On Sept. 23, Judge John F. Walter, who is presiding over the Samathanam case, granted the motion to stay based on the papers, without oral argument, reasoning that this outcome was “appropriate because it would preserve judicial resources, impose no identifiable harm on Plaintiffs, and would avoid unnecessary burdens on Defendant.” Judge Walter did not rule on the motion to dismiss but rather set a scheduling conference for Dec. 30, 2019, and a hearing on the defendant’s motion to dismiss for Jan. 13, 2020.
Last week, Judge R. Gary Klausner notified Wickrematunge’s counsel that he too would be deciding the recent motions in that case on the pleadings. Klausner’s ruling remains forthcoming, but he may follow Judge Walter in granting a stay, in light of Sri Lankan elections. Or, he may rule on the motion to dismiss and also stay the case if Gotabaya wins his election. In either scenario, Klausner should not dismiss the case with prejudice if Gotabaya is elected, as it would likely be impossible to effectuate service again in the United States.
Challenging Gota’s Citizenship & Eligibility to Ascend to the Presidency
Meanwhile, in Sri Lanka, Gotabaya’s candidacy for president has itself been challenged in recent days, given dizzying developments involving his citizenship. Under Sri Lanka’s Constitution (Articles 91 and 92, as amended by Section 20 of the 19th Amendment), only candidates with exclusive Sri Lankan citizenship are eligible for the presidency.
News media have reported that Gota renounced Sri Lankan citizenship in 2003 in order to become a naturalized U.S. citizen. At the time, he was working in Loyola Law School’s IT department. When his brother was elected president in 2005, however, Gota returned to Sri Lanka and reportedly initiated the bureaucratic process required for applying for citizenship in Sri Lanka (see this article for some background). The application allegedly was granted by Gota’s brother, Mahinda, in the few days between when the latter stepped down as prime minister of Sri Lanka and then ascended to the presidency.

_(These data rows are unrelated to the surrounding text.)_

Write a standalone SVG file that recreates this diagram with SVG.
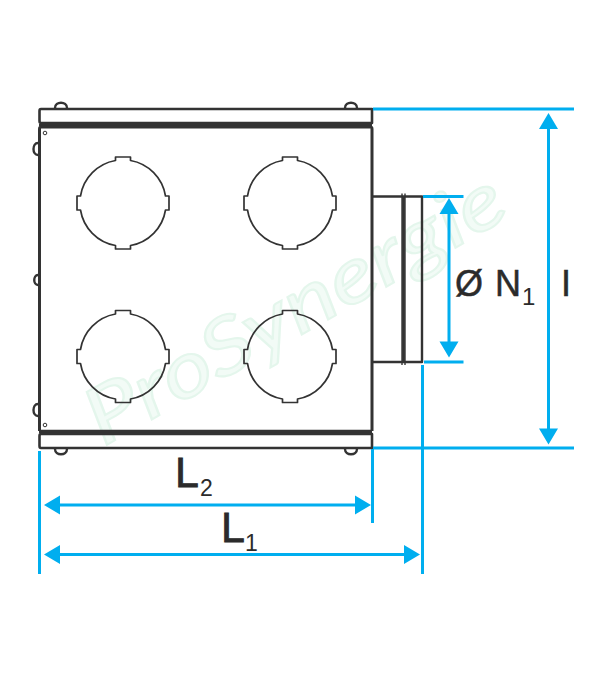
<svg xmlns="http://www.w3.org/2000/svg" width="609" height="690" viewBox="0 0 609 690">
<style>
.k{fill:none;stroke:#333;stroke-linejoin:round}
.b{fill:none;stroke:#00aeef;stroke-width:3}
.h{fill:#00aeef}
.t{font-family:"Liberation Sans",Arial,sans-serif;fill:#2b2b2b}
.wm{font-family:"Lato",sans-serif;font-style:italic;font-size:78px;fill:#f2fbf6;stroke:#e4f6ec;stroke-width:2}
</style>
<defs>
<path id="hole" d="M-7.500-42.500V-46H7.500V-42.500A43 43 0 0 1 42.500-7H46V7H42.500A43 43 0 0 1 7.500 42.500V46H-7.500V42.500A43 43 0 0 1-42.500 7H-46V-7H-42.500A43 43 0 0 1-7.500-42.500Z" class="k" stroke-width="1.700"/>
</defs>
<rect width="609" height="690" fill="#fff"/>
<text class="wm" transform="translate(103 447) rotate(-29.500)" textLength="470" lengthAdjust="spacingAndGlyphs">ProSynergie</text>
<g id="enclosure">
<g class="k" stroke-width="2.400">
<path d="M55 108C55 101 67 101 67 108M345 108C345 101 357 101 357 108"/>
<path d="M55 449C55 456 67 456 67 449M345 449C345 456 357 456 357 449"/>
<path d="M38 143C32 143 32 155 38 155M38 275C33 275 33 285 38 285M38 404C32 404 32 416 38 416"/>
</g>
<path class="k" stroke-width="2.600" d="M41 109H372V123H41Q39.500 123 39.500 121V111Q39.500 109 41 109Z"/>
<path class="k" stroke-width="2" d="M39 125H372"/>
<path class="k" stroke-width="3" d="M39.500 431V129Q39.500 127 41 127H370.500Q372 127 372 129V431"/>
<path class="k" stroke-width="3.400" d="M39 431.500H372"/>
<path class="k" stroke-width="2.600" d="M41 434H372V448H41Q39.500 448 39.500 446V436Q39.500 434 41 434Z"/>
<circle class="k" cx="45" cy="133" r="1.800" stroke-width="1"/>
<circle class="k" cx="45" cy="425" r="1.800" stroke-width="1"/>
</g>
<g id="hole-1"><use href="#hole" x="123" y="203"/></g>
<g id="hole-2"><use href="#hole" x="290" y="203"/></g>
<g id="hole-3"><use href="#hole" x="123" y="356.500"/></g>
<g id="hole-4"><use href="#hole" x="290" y="356.500"/></g>
<g id="duct">
<path class="k" stroke-width="2.400" d="M372 196.500H422V362H372"/>
<path class="k" stroke-width="1.400" d="M402 193.500V365M405 193.500V365"/>
<path stroke="#333" stroke-width="2.800" d="M403.500 196V362"/>
</g>
<g id="connectors">
<path class="b" d="M373 109H574M373 448H574M423 196.500H463.500M424 362H463.500"/>
<path class="b" d="M548.500 125V432M449 210V345"/>
<path class="b" d="M372.500 449V523M422.500 365V574M39.500 451V574"/>
<path class="b" d="M56 505H358M56 554.500H408"/>
<path class="h" d="M548.500 113L558 129H539ZM548.500 444.500L539 428.500H558ZM449 198L458.500 214H439.500ZM449 357.500L439.500 341.500H458.500Z"/>
<path class="h" d="M44 505L60 495.500V514.500ZM371 505L355 495.500V514.500ZM44 554.500L60 545V564ZM420 554.500L404 545V564Z"/>
</g>
<g id="labels">
<text class="t" x="175" y="487" font-size="43" stroke="#2b2b2b" stroke-width=".8">L</text>
<text class="t" x="200" y="496" font-size="23">2</text>
<text class="t" x="221" y="542" font-size="43" stroke="#2b2b2b" stroke-width=".8">L</text>
<text class="t" x="245" y="551" font-size="23">1</text>
<text class="t" x="455" y="296" font-size="36" stroke="#2b2b2b" stroke-width=".5">Ø</text>
<text class="t" x="495" y="296" font-size="36" stroke="#2b2b2b" stroke-width=".5">N</text>
<text class="t" x="522" y="305" font-size="24">1</text>
<text class="t" x="561" y="296" font-size="36" stroke="#2b2b2b" stroke-width=".5">I</text>
</g>
</svg>
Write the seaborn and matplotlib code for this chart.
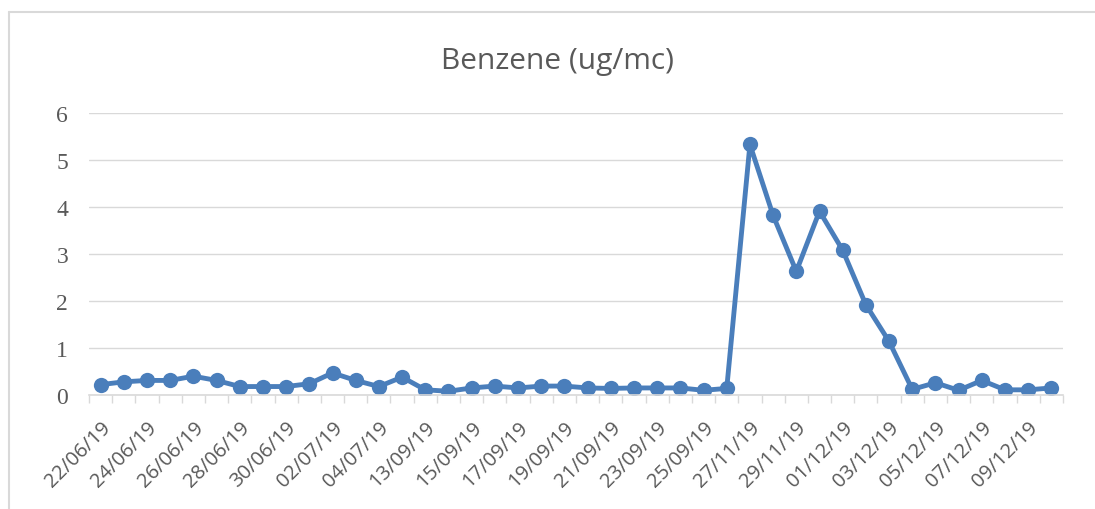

In a lawsuit brought in Sri Lankan courts, civil rights activists Chandragupta Thenuwara and Gamini Viyangoda have argued that Gota did not lawfully obtain his Sri Lankan citizenship because his certificate was technically executed by his brother during this brief interregnum. A three-judge panel of Sri Lanka’s Court of Appeals heard these claims last week and dismissed them on Oct. 4, clearing the path for Gota to continue his presidential bid (this opinion does not appear to be publicly available yet).
To add to the drama, earlier this year, Sri Lankan news reports suggested Gota had not officially renounced his U.S. citizenship in order to be eligible for the presidency. Indeed, Gotabaya was not included in the U.S. Treasury Department’s notice of individuals who had renounced U.S. citizenship as of June 30, 2019. To add to the confusion, a WhatsApp message containing what appeared to be a fraudulent certificate of renunciation was widely circulated across the country in August. These claims were not addressed as part of the recent litigation against Gota in Sri Lanka.
Should Gotabaya prevail in the election next month, justice may again be delayed for those journalists and civilians who suffered grave human rights violations under the Rajapaksa regime.